[Exercise details]: Each line that includes "code" counts once; give the total and nothing besides.

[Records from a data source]
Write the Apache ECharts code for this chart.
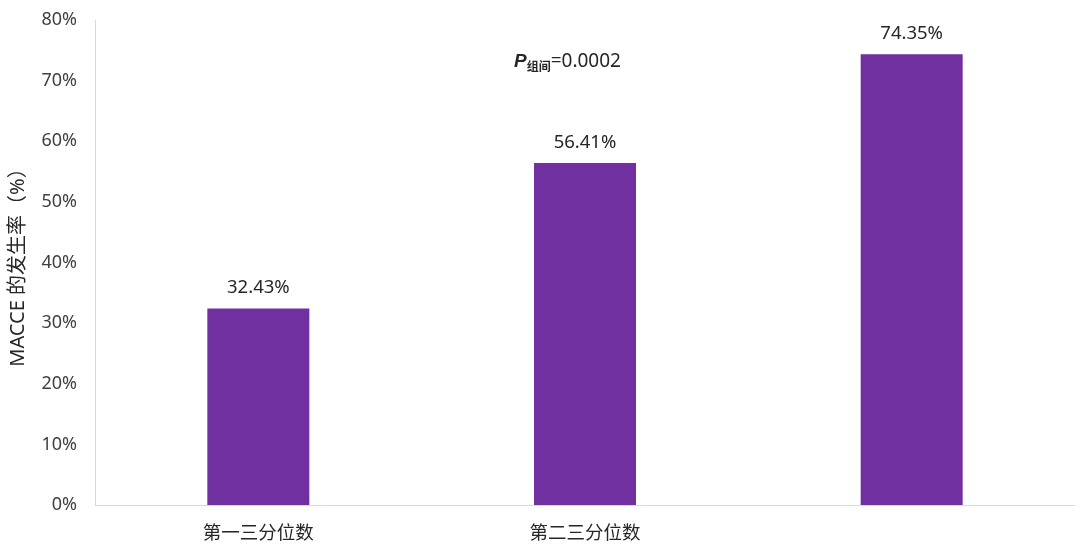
<!DOCTYPE html>
<html>
<head>
<meta charset="utf-8">
<script src="https://cdn.jsdelivr.net/npm/echarts@6/dist/echarts.min.js"></script>
<style>html,body{margin:0;padding:0;background:#fff}#c{width:1080px;height:554px}</style>
</head>
<body>
<div id="c"></div>
<script>
const categories = ['第一三分位数', '第二三分位数', '第三三分位数'];
const values = [32.43, 56.41, 74.35];
const yTicks = [0, 10, 20, 30, 40, 50, 60, 70, 80];
const pLabel = '=0.0002';

const FONT = '"Noto Sans", "Noto Sans CJK SC", sans-serif';
const chart = echarts.init(document.getElementById('c'));
chart.setOption({
  animation: false,
  textStyle: { fontFamily: FONT },
  grid: { left: 95, right: 5, top: 20, bottom: 49, outerBoundsMode: 'none', containLabel: false },
  xAxis: {
    type: 'category',
    data: categories,
    axisLine: { lineStyle: { color: '#d9d9d9', width: 1 } },
    axisTick: { show: false },
    axisLabel: {
      fontSize: 18.5, margin: 19, fontFamily: FONT,
      color: function (v, i) { return i === 2 ? '#ffffff' : '#262626'; }
    }
  },
  yAxis: {
    type: 'value',
    min: yTicks[0], max: yTicks[yTicks.length - 1], interval: 10,
    name: 'MACCE 的发生率（%）',
    nameLocation: 'middle', nameGap: 67, nameRotate: 90,
    nameTextStyle: { fontSize: 20, color: '#262626', fontFamily: FONT },
    axisLine: { show: true, lineStyle: { color: '#d9d9d9' } },
    axisTick: { show: false },
    splitLine: { show: false },
    axisLabel: { fontSize: 18, color: '#404040', margin: 18, formatter: '{value}%' }
  },
  series: [{
    type: 'bar',
    data: values,
    barWidth: 102,
    itemStyle: { color: '#7030A0' },
    label: {
      show: true, position: 'top', distance: 11,
      fontSize: 18.5, color: '#262626', fontFamily: FONT,
      formatter: function (p) { return p.value.toFixed(2) + '%'; }
    }
  }],
  graphic: [{
    type: 'text',
    left: 514, top: 52,
    style: {
      text: '{p|P}{s|组间}{n|' + pLabel + '}',
      rich: {
        p: { fontSize: 19, fontWeight: 'bold', fontStyle: 'italic', fill: '#262626', fontFamily: 'Liberation Sans, sans-serif' },
        s: { fontSize: 12, fill: '#262626', fontFamily: '"Noto Sans CJK SC"', padding: [10, 0, 0, 0], fontWeight: 'bold' },
        n: { fontSize: 19, fill: '#262626', fontFamily: '"Noto Sans", sans-serif' }
      }
    }
  }]
});
</script>
</body>
</html>
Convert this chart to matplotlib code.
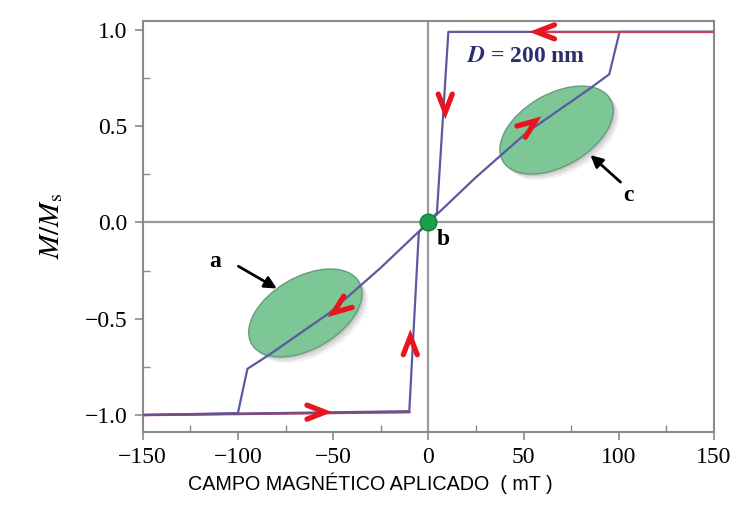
import numpy as np
import matplotlib
matplotlib.use("Agg")
import matplotlib.pyplot as plt
from matplotlib.patches import Ellipse
from matplotlib.transforms import Affine2D, ScaledTranslation

plt.rcParams["mathtext.fontset"] = "stix"

# descending branch (from +150 mT down to -150 mT)
campo_desc = [150, 10.5, 4.5, 0, -25, -52, -84, -95, -100, -150]
m_desc = [0.99, 0.99, 0.05, 0, -0.235, -0.47, -0.69, -0.76, -0.99, -1.0]
# ascending branch (from -150 mT up to +150 mT)
campo_asc = [-150, -10, -5, 0, 25, 52, 84, 95, 100.4, 150]
m_asc = [-1.0, -0.98, -0.05, 0, 0.235, 0.47, 0.69, 0.77, 0.99, 0.99]
# reddish traces along the saturated parts
rojo_top_x = [58, 150]
rojo_top_y = [0.99, 0.99]
rojo_bot_x = [-150, -10]
rojo_bot_y = [-1.0, -0.985]

# red chevrons: x, y, direction (deg)
flechas_x = [61.5, 8.9, 52.5, -46, -9.5, -59]
flechas_y = [0.99, 0.62, 0.50, -0.44, -0.64, -0.985]
flechas_ang = [180, -90, 37, 217, 90, 0]

# green ellipses (centres)
elipse_x = [-64.6, 67.3]
elipse_y = [-0.47, 0.48]

xticks = [-150, -100, -50, 0, 50, 100, 150]
yticks = [-1.0, -0.5, 0.0, 0.5, 1.0]

serif = "Liberation Serif"
azul = "#5a5a9e"

fig = plt.figure(figsize=(7.49, 5.05), dpi=100)
ax = fig.add_axes([0.1905, 0.1446, 0.7628, 0.8144])
ax.set_xlim(-150, 150)
ax.set_ylim(-1.088, 1.048)
ax.set_autoscale_on(False)

ax.axhline(0, color="#9a9a9a", lw=1.6, zorder=1)
ax.axvline(0, color="#9a9a9a", lw=1.6, zorder=1)

# ellipses drawn in screen inches so the tilt is kept
for cx, cy in zip(elipse_x, elipse_y):
    for k, a in [(6, 0.08), (4, 0.12), (2, 0.15)]:
        tr = fig.dpi_scale_trans + ScaledTranslation(cx, cy, ax.transData) + Affine2D().translate(k, -k)
        ax.add_patch(Ellipse((0, 0), 1.24, 0.72, angle=30, transform=tr,
                             facecolor="#555555", edgecolor="none", alpha=a, zorder=2))
    tr = fig.dpi_scale_trans + ScaledTranslation(cx, cy, ax.transData)
    ax.add_patch(Ellipse((0, 0), 1.24, 0.72, angle=30, transform=tr,
                         facecolor="#7dc696", edgecolor="#6a9a7c", lw=1.0, zorder=3))

ax.plot(rojo_bot_x, rojo_bot_y, color="#c8405a", lw=1.8, zorder=4)
ax.plot(campo_desc, m_desc, color=azul, lw=1.6, zorder=5)
ax.plot(campo_asc, m_asc, color=azul, lw=1.6, zorder=5)
ax.plot(rojo_bot_x, rojo_bot_y, color="#7a4a80", lw=1.2, alpha=0.7, zorder=5)
ax.plot(rojo_top_x, rojo_top_y, color="#c8405a", lw=1.6, zorder=6)

# origin dot
ax.plot([0], [0], "o", color="#1a9e4a", markersize=12, markeredgecolor="#137a38", zorder=7)

# red chevrons, drawn in inches around each anchor point
chev_x = [-0.09, 0.09, -0.09]
chev_y = [0.07, 0.0, -0.07]
for x, y, a in zip(flechas_x, flechas_y, flechas_ang):
    tr = Affine2D().rotate_deg(a) + fig.dpi_scale_trans + ScaledTranslation(x, y, ax.transData)
    ax.plot(chev_x, chev_y, color="#e8141e", lw=3.8, transform=tr,
            solid_capstyle="round", solid_joinstyle="miter", zorder=8)

# labels and arrows
ax.text(-112, -0.205, "a", fontsize=17, fontweight="bold", family=serif, ha="center", va="center")
ax.annotate("", xy=(-78.3, -0.35), xytext=(-101, -0.22),
            arrowprops=dict(arrowstyle="-|>", color="black", lw=2, mutation_scale=18))
ax.text(8, -0.09, "b", fontsize=17, fontweight="bold", family=serif, ha="center", va="center")
ax.text(105, 0.14, "c", fontsize=17, fontweight="bold", family=serif, ha="center", va="center")
ax.annotate("", xy=(84, 0.36), xytext=(102, 0.2),
            arrowprops=dict(arrowstyle="-|>", color="black", lw=2, mutation_scale=18))
ax.text(51, 0.86, r"$\mathbfit{D}$ = 200 nm", fontsize=17, fontweight="bold", family=serif,
        color="#2b2d6e", ha="center", va="center")

# axes styling
for s in ax.spines.values():
    s.set_color("#8a8a8a")
    s.set_linewidth(1.5)
ax.set_xticks(xticks)
ax.set_yticks(yticks)
ax.set_xticklabels([f"{v}".replace("-", "\u2212") for v in xticks], family=serif, fontsize=17)
ax.set_yticklabels([f"{v:.1f}".replace("-", "\u2212") for v in yticks], family=serif, fontsize=17)
ax.set_xticks([-125, -75, -25, 25, 75, 125], minor=True)
ax.set_yticks([-0.75, -0.25, 0.25, 0.75], minor=True)
ax.tick_params(which="major", direction="out", length=6, width=1.2, color="#8a8a8a", pad=5)
ax.tick_params(which="minor", direction="in", length=5, width=1.0, color="#8a8a8a")

ax.set_ylabel(r"$M/M_\mathrm{s}$", fontsize=21)
ax.yaxis.set_label_coords(-0.135, 0.5)
fig.text(0.495, 0.044, "CAMPO MAGNÉTICO APLICADO  ( mT )", fontsize=14.2,
         family="Liberation Sans", ha="center", va="center")

fig.savefig("out.png", dpi=100)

[Answer for this exercise]: 2